▶ Given request
Quote word for word the lines below, beginning with the first and ending with the one that has "const hcValues = [278, 269, 167];". Drop the pictures.

Start Information provided

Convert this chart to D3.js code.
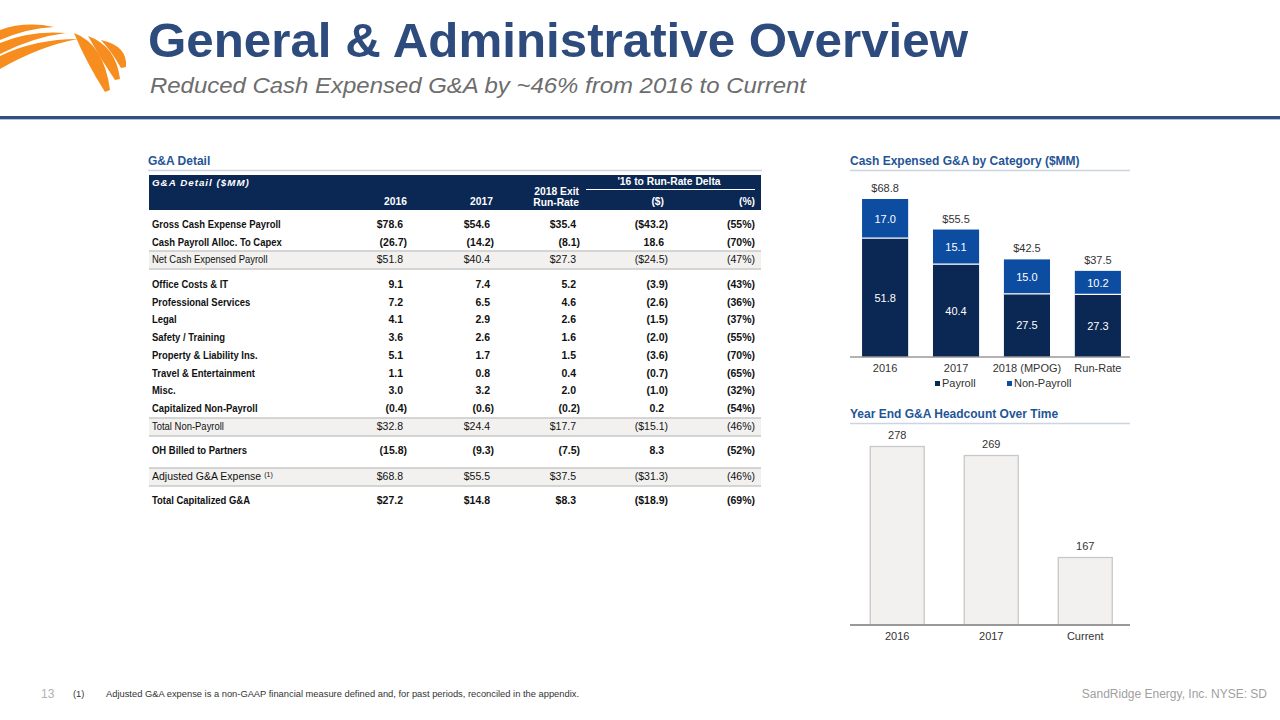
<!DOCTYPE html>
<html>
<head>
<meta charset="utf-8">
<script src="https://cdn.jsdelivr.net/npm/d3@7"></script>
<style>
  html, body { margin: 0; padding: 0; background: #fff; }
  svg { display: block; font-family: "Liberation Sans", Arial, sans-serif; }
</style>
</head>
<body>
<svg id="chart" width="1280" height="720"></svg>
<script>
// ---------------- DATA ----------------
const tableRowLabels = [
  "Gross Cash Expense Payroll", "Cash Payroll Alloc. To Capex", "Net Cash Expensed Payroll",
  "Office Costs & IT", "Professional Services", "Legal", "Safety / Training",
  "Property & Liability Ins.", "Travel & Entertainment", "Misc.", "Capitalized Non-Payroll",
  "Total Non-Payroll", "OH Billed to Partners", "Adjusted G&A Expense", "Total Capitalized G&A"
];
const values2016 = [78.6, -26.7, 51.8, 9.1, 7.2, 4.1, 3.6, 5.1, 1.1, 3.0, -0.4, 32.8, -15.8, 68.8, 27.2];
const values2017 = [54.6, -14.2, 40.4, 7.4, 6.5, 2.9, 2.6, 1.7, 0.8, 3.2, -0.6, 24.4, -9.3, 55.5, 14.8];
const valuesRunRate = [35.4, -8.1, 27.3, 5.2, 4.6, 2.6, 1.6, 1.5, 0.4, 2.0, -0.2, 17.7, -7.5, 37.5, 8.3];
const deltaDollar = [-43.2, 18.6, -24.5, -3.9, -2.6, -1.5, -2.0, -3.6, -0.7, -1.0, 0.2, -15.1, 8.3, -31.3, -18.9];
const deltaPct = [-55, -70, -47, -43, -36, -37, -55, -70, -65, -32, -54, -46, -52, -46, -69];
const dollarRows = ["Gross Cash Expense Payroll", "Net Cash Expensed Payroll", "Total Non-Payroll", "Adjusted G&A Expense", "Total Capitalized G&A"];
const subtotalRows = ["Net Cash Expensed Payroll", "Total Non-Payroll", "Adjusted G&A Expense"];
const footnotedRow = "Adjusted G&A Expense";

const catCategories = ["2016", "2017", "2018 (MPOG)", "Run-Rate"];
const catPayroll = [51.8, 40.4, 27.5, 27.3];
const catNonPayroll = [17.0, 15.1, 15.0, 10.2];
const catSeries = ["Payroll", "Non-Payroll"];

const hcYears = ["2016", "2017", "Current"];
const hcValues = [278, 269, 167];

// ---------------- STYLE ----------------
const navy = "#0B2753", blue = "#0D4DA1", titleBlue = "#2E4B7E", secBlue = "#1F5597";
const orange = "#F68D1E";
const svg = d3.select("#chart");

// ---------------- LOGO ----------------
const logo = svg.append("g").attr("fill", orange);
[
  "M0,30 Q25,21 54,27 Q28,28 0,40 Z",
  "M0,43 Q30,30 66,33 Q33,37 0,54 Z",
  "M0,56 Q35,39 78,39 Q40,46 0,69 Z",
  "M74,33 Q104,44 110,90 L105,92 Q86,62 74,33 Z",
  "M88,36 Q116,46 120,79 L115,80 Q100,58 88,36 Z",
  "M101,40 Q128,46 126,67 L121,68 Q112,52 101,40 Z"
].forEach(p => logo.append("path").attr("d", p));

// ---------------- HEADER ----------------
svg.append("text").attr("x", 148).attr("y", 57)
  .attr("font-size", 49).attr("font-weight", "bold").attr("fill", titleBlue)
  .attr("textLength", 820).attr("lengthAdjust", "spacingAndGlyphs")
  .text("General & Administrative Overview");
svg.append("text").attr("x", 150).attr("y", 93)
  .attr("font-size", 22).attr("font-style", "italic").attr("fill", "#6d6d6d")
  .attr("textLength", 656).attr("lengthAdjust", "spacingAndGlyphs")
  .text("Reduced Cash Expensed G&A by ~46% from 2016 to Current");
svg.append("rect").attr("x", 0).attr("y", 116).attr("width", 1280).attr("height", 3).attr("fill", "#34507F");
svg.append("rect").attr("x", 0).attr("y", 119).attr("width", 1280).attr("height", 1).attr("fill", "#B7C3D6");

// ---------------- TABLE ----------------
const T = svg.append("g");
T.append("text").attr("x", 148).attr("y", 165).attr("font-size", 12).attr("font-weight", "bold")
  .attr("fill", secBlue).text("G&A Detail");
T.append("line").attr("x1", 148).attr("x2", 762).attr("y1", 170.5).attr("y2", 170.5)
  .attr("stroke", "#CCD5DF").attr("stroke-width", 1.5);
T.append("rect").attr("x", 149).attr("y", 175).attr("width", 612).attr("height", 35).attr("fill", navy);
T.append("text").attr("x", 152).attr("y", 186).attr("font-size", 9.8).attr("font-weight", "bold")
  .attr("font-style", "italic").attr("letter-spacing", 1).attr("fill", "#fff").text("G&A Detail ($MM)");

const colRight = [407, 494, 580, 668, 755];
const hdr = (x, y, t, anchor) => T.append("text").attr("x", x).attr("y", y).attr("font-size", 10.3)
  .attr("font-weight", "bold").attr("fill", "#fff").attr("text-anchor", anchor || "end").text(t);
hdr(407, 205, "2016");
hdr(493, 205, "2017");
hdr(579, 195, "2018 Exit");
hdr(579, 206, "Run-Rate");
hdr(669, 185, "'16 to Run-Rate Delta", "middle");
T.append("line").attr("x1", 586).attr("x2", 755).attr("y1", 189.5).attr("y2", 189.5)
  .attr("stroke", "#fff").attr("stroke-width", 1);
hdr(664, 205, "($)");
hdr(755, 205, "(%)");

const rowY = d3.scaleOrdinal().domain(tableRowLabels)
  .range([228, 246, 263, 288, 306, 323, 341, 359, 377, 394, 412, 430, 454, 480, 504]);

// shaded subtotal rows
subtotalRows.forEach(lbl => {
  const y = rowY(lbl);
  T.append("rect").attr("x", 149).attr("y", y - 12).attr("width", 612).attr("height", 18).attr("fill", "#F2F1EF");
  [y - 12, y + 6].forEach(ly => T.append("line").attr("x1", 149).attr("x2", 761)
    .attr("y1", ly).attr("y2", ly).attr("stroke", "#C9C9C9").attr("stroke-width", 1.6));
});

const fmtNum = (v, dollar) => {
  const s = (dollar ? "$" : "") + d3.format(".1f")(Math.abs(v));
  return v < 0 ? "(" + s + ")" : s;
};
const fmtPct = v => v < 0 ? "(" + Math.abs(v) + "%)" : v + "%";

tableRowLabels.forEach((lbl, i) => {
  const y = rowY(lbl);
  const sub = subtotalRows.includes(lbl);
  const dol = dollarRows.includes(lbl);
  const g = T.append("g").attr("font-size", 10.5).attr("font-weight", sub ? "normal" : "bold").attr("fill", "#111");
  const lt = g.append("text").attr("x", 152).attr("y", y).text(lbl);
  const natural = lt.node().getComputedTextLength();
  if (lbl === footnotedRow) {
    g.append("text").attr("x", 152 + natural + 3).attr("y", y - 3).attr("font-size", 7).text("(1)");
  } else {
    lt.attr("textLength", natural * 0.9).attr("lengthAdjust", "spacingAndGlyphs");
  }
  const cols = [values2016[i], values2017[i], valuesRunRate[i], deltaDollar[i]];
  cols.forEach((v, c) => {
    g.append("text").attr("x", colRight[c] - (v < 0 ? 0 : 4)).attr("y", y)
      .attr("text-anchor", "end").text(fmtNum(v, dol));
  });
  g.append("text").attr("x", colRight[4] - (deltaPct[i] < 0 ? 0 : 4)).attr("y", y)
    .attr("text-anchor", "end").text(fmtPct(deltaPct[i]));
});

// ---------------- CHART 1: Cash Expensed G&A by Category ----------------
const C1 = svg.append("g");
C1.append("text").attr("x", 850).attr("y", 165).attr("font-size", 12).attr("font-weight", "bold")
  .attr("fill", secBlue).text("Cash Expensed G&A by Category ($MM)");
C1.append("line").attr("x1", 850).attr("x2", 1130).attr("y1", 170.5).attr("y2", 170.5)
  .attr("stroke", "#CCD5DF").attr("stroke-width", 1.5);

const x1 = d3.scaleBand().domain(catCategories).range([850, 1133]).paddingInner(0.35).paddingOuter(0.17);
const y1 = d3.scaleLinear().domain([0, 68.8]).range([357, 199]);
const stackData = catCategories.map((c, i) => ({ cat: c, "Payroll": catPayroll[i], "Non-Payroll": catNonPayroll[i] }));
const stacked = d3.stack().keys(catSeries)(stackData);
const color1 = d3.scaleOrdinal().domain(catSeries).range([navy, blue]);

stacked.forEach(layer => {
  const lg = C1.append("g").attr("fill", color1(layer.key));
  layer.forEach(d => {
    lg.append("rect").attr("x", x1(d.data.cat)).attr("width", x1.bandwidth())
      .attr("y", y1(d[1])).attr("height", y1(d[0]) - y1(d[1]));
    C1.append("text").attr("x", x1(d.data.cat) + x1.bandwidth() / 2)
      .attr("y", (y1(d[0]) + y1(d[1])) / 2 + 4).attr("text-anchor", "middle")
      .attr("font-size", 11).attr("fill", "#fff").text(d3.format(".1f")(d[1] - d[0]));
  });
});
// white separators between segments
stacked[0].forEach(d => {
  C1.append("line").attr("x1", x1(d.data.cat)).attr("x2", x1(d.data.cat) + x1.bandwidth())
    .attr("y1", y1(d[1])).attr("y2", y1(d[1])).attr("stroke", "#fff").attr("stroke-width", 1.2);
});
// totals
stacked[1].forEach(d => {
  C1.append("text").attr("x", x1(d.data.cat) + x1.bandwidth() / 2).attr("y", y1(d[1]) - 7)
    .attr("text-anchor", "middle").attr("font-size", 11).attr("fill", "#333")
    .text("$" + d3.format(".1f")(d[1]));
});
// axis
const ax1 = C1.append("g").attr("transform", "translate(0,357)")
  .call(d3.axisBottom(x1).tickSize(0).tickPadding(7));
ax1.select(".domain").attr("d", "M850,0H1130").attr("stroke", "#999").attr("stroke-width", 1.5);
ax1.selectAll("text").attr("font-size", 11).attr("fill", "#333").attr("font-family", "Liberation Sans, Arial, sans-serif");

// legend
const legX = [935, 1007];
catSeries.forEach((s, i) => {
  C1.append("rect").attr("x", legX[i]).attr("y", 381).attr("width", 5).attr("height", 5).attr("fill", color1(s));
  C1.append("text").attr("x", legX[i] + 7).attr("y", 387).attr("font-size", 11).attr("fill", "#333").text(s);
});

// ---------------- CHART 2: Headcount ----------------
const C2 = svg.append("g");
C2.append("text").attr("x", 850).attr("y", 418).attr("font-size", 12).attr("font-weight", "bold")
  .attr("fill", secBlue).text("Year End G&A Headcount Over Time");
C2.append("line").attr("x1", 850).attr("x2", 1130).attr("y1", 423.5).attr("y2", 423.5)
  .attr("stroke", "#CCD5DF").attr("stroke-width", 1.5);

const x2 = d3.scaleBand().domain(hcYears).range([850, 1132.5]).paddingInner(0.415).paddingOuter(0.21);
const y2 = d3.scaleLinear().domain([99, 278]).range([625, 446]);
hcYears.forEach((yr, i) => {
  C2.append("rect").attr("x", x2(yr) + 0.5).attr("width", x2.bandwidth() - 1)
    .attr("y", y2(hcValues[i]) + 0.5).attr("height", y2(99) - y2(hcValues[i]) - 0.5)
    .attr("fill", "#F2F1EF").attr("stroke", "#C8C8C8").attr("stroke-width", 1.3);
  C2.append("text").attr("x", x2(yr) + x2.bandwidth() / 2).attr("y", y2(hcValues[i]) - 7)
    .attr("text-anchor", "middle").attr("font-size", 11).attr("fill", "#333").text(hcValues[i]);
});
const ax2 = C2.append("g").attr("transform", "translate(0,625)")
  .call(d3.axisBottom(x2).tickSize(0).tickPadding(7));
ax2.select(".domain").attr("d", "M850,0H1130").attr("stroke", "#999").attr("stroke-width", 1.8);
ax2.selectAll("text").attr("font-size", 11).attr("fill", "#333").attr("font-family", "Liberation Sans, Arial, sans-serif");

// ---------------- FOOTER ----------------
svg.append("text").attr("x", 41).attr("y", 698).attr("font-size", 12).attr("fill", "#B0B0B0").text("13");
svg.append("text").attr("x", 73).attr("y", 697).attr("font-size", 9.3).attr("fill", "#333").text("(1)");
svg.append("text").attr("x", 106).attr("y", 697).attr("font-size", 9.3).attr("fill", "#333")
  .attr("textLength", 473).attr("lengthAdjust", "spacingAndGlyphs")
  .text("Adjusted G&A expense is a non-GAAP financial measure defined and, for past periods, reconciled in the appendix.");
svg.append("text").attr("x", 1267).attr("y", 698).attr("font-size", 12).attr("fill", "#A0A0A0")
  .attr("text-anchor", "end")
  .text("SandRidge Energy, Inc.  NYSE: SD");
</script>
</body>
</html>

End Information provided

▶ Answer for this exercise
Convert this chart to D3.js code.
<!DOCTYPE html>
<html>
<head>
<meta charset="utf-8">
<script src="https://cdn.jsdelivr.net/npm/d3@7"></script>
<style>
  html, body { margin: 0; padding: 0; background: #fff; }
  svg { display: block; font-family: "Liberation Sans", Arial, sans-serif; }
</style>
</head>
<body>
<svg id="chart" width="1280" height="720"></svg>
<script>
// ---------------- DATA ----------------
const tableRowLabels = [
  "Gross Cash Expense Payroll", "Cash Payroll Alloc. To Capex", "Net Cash Expensed Payroll",
  "Office Costs & IT", "Professional Services", "Legal", "Safety / Training",
  "Property & Liability Ins.", "Travel & Entertainment", "Misc.", "Capitalized Non-Payroll",
  "Total Non-Payroll", "OH Billed to Partners", "Adjusted G&A Expense", "Total Capitalized G&A"
];
const values2016 = [78.6, -26.7, 51.8, 9.1, 7.2, 4.1, 3.6, 5.1, 1.1, 3.0, -0.4, 32.8, -15.8, 68.8, 27.2];
const values2017 = [54.6, -14.2, 40.4, 7.4, 6.5, 2.9, 2.6, 1.7, 0.8, 3.2, -0.6, 24.4, -9.3, 55.5, 14.8];
const valuesRunRate = [35.4, -8.1, 27.3, 5.2, 4.6, 2.6, 1.6, 1.5, 0.4, 2.0, -0.2, 17.7, -7.5, 37.5, 8.3];
const deltaDollar = [-43.2, 18.6, -24.5, -3.9, -2.6, -1.5, -2.0, -3.6, -0.7, -1.0, 0.2, -15.1, 8.3, -31.3, -18.9];
const deltaPct = [-55, -70, -47, -43, -36, -37, -55, -70, -65, -32, -54, -46, -52, -46, -69];
const dollarRows = ["Gross Cash Expense Payroll", "Net Cash Expensed Payroll", "Total Non-Payroll", "Adjusted G&A Expense", "Total Capitalized G&A"];
const subtotalRows = ["Net Cash Expensed Payroll", "Total Non-Payroll", "Adjusted G&A Expense"];
const footnotedRow = "Adjusted G&A Expense";

const catCategories = ["2016", "2017", "2018 (MPOG)", "Run-Rate"];
const catPayroll = [51.8, 40.4, 27.5, 27.3];
const catNonPayroll = [17.0, 15.1, 15.0, 10.2];
const catSeries = ["Payroll", "Non-Payroll"];

const hcYears = ["2016", "2017", "Current"];
const hcValues = [278, 269, 167];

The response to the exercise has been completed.